Jakarta - Institute for Criminal Justice Reform (ICJR) mengkritik keras tindakan aparat kepolisian terhadap warga Desa Wadas yang melakukan aksi damai penolakan penambangan batu andesit untuk pembangunan Bendungan Bener.
"Polisi bertindak sewenang-wenang yang dilakukan tanpa dasar hukum dan melanggar Hak Asasi Manusia," kata Peneliti ICJR Susitra Dirga dalam keterangan resmi, Kamis, 10 Februari 2022.

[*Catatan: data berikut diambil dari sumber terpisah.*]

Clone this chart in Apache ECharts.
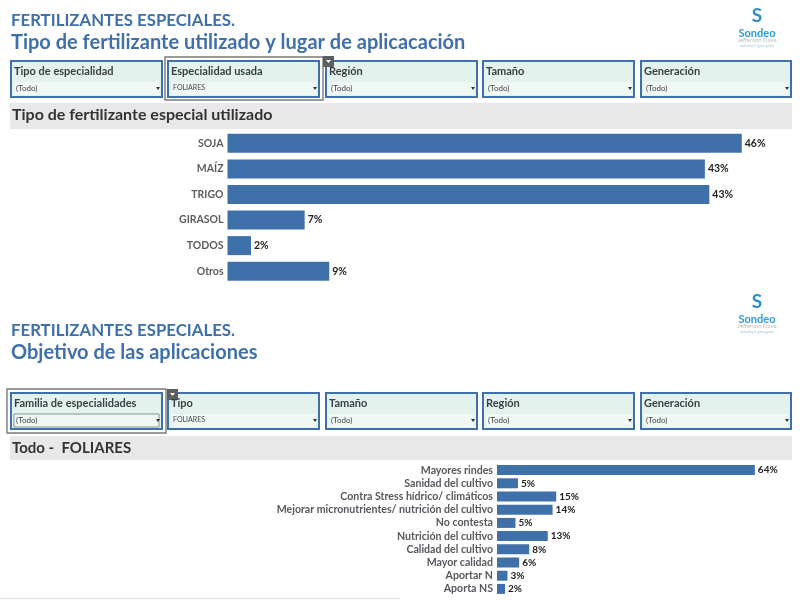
<!DOCTYPE html>
<html><head><meta charset="utf-8">
<style>html,body{margin:0;background:#fff}#c{width:800px;height:601px;filter:blur(0.45px)}</style>
<script src="https://cdn.jsdelivr.net/npm/echarts@6/dist/echarts.min.js"></script></head>
<body><div id="c"></div>
<script>
const cropCategories = ['SOJA','MAÍZ','TRIGO','GIRASOL','TODOS','Otros'];
const cropValues = [46, 42.7, 43.1, 6.9, 2.1, 9.1];
const goalCategories = ['Mayores rindes','Sanidad del cultivo','Contra Stress hídrico/ climáticos','Mejorar micronutrientes/ nutrición del cultivo','No contesta','Nutrición del cultivo','Calidad del cultivo','Mayor calidad','Aportar N','Aporta NS'];
const goalValues = [64, 5.2, 14.7, 13.8, 4.6, 12.6, 8, 5.5, 2.6, 2];
const topFilters = [['Tipo de especialidad','(Todo)'],['Especialidad usada','FOLIARES'],['Región','(Todo)'],['Tamaño','(Todo)'],['Generación','(Todo)']];
const bottomFilters = [['Familia de especialidades','(Todo)'],['Tipo','FOLIARES'],['Tamaño','(Todo)'],['Región','(Todo)'],['Generación','(Todo)']];
const titleMain = 'FERTILIZANTES ESPECIALES.';
const topSubtitle = 'Tipo de fertilizante utilizado y lugar de aplicacación';
const bottomSubtitle = 'Objetivo de las aplicaciones';
const topHeader = 'Tipo de fertilizante especial utilizado';
const bottomHeader = 'Todo -  FOLIARES';

const FONT = 'Lato, "Open Sans", sans-serif';
const BLUE = '#3f70a9';
const boxX = [[11,162],[168,319],[326,477],[483,634],[641,791]];
const g = [];
const txt = (x,y,text,size,color,weight,align) => g.push({type:'text',x,y,silent:true,z:5,style:{text,fontFamily:FONT,fontSize:size,fill:color,fontWeight:weight||'normal',align:align||'left',verticalAlign:'middle'}});
const rect = (x,y,w,h,fill,stroke,lw,z) => g.push({type:'rect',shape:{x,y,width:w,height:h},silent:true,z:z||1,style:{fill:fill||'transparent',stroke:stroke||null,lineWidth:lw||0}});

function filters(list, top, darkField){
  list.forEach((f,i)=>{
    const [a,b]=boxX[i], w=b-a;
    rect(a,top,w,36,'#e4f2ee',BLUE,2);
    rect(a+3,top+21,w-6,13,'#f0f8f6', (darkField&&i===0)?'#5a6a70':null,(darkField&&i===0)?0.7:0);
    txt(a+3,top+10,f[0],11,'#3a3f42','bold');
    txt(a+5,top+27,f[1],f[1]==='(Todo)'?8:7,'#444');
    g.push({type:'polygon',shape:{points:[[b-6,top+26],[b-2,top+26],[b-4,top+29]]},silent:true,z:5,style:{fill:'#333'}});
  });
}
function frame(x,y,w,h,tabX,tabY){
  rect(x,y,w,h,null,'#77797b',1.4,3);
  rect(tabX,tabY,11,11,'#5c5e60',null,0,4);
  g.push({type:'polygon',shape:{points:[[tabX+3,tabY+4],[tabX+8,tabY+4],[tabX+5.5,tabY+7]]},silent:true,z:5,style:{fill:'#fff'}});
}
function logo(y){
  txt(757,y,'S',19,'#2f8fc8','bold','center');
  txt(757,y+17,'Sondeo',11,'#2b9ad6','bold','center');
  txt(757,y+24,'Jefferson Dave',6,'#b9bdc0','normal','center');
  txt(757,y+30,'marketing & agronegocios',3,'#9fc4dc','normal','center');
}
txt(11,21,titleMain,16.8,BLUE,'bold');
txt(11,43,topSubtitle,20,BLUE,'bold');
txt(11,331,titleMain,16.8,BLUE,'bold');
txt(11,353,bottomSubtitle,20,BLUE,'bold');
filters(topFilters,61,false);
filters(bottomFilters,393,true);
frame(165,57,158,43,323,56);
frame(7,389,159,44,167,389);
rect(10,103,782,26,'#e8e8e8');
rect(10,436,782,24,'#e8e8e8');
txt(12,115,topHeader,16,'#333','bold');
txt(12,448,bottomHeader,15,'#333','bold');
logo(16);
logo(302);
rect(0,598,400,1,'#dcdcdc');

const pct = p => Math.round(p.value)+'%';
function axes(cats,idx,size,color,max){
  return {
    x:{type:'value',gridIndex:idx,min:0,max,show:false},
    y:{type:'category',gridIndex:idx,data:cats,inverse:true,axisLine:{show:false},axisTick:{show:false},
       axisLabel:{interval:0,fontFamily:FONT,fontSize:size,color,fontWeight:'bold',margin:4}}
  };
}
const a1=axes(cropCategories,0,10.5,'#5a5d60',50), a2=axes(goalCategories,1,10.6,'#55585c',70);
const bar=(data,idx,w,size)=>({type:'bar',xAxisIndex:idx,yAxisIndex:idx,data,barWidth:w,itemStyle:{color:BLUE},
  label:{show:true,position:'right',distance:3,formatter:pct,fontFamily:FONT,fontSize:size,fontWeight:'bold',color:'#222'},silent:true});
const chart=echarts.init(document.getElementById('c'));
chart.setOption({
  animation:false,backgroundColor:'#fff',
  grid:[{left:227.5,top:130.5,width:559,height:153.5},{left:497,top:463.5,width:282,height:132}],
  xAxis:[a1.x,a2.x],yAxis:[a1.y,a2.y],
  series:[bar(cropValues,0,19,10.5),bar(goalValues,1,10,10)],
  graphic:g
});
</script></body></html>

Dikatakan, kegiatan yang dilakukan warga Desa Wadas yang menolak penambangan batu andesit dengan mujahadah atau berkumpul di Masjid Nurul Huda Krajan adalah bentuk ekspresi atau penyampaian pendapat di muka umum yang sah dan telah dijamin UUD 1945. Terlebih lagi ekspresi tersebut dilakukan secara damai.
Jika merujuk pada UU No. 9 Tahun 1998 tentang Kemerdekaan Menyampaikan Pendapat di Muka Umum pada Pasal 15 telah dijelaskan bahwa pelaksanaan penyampaian pendapat di muka umum dibubarkan apabila tidak memenuhi ketentuan.
Patut diperjelas kembali bahwa dalam KUHAP Pasal 1 angka 20 telah disebutkan bahwa penangkapan adalah suatu tindakan penyidik berupa pengekangan sementara waktu kebebasan tersangka atau terdakwa apabila terdapat cukup bukti guna kepentingan penyidikan atau penuntutan dan atau peradilan.
Baca juga: Kapolda Jateng Bakal Bebaskan 64 Warga Desa Wadas
"Sehingga apa yang dilakukan oleh aparat kepolisian dengan menangkap dan mensweeping, menyisir, mengamankan warga Desa Wadas yang menolak penambangan adalah tindakan yang tidak mempunyai dasar hukum serta tanpa ada bukti tindak pidana yang cukup," tegas Susitra.
ICJR kata dia, juga menilai bahwa telah terjadi penghalangan akses pendampingan dan bantuan hukum terhadap warga Desa Wadas yang ditangkap oleh aparat kepolisian.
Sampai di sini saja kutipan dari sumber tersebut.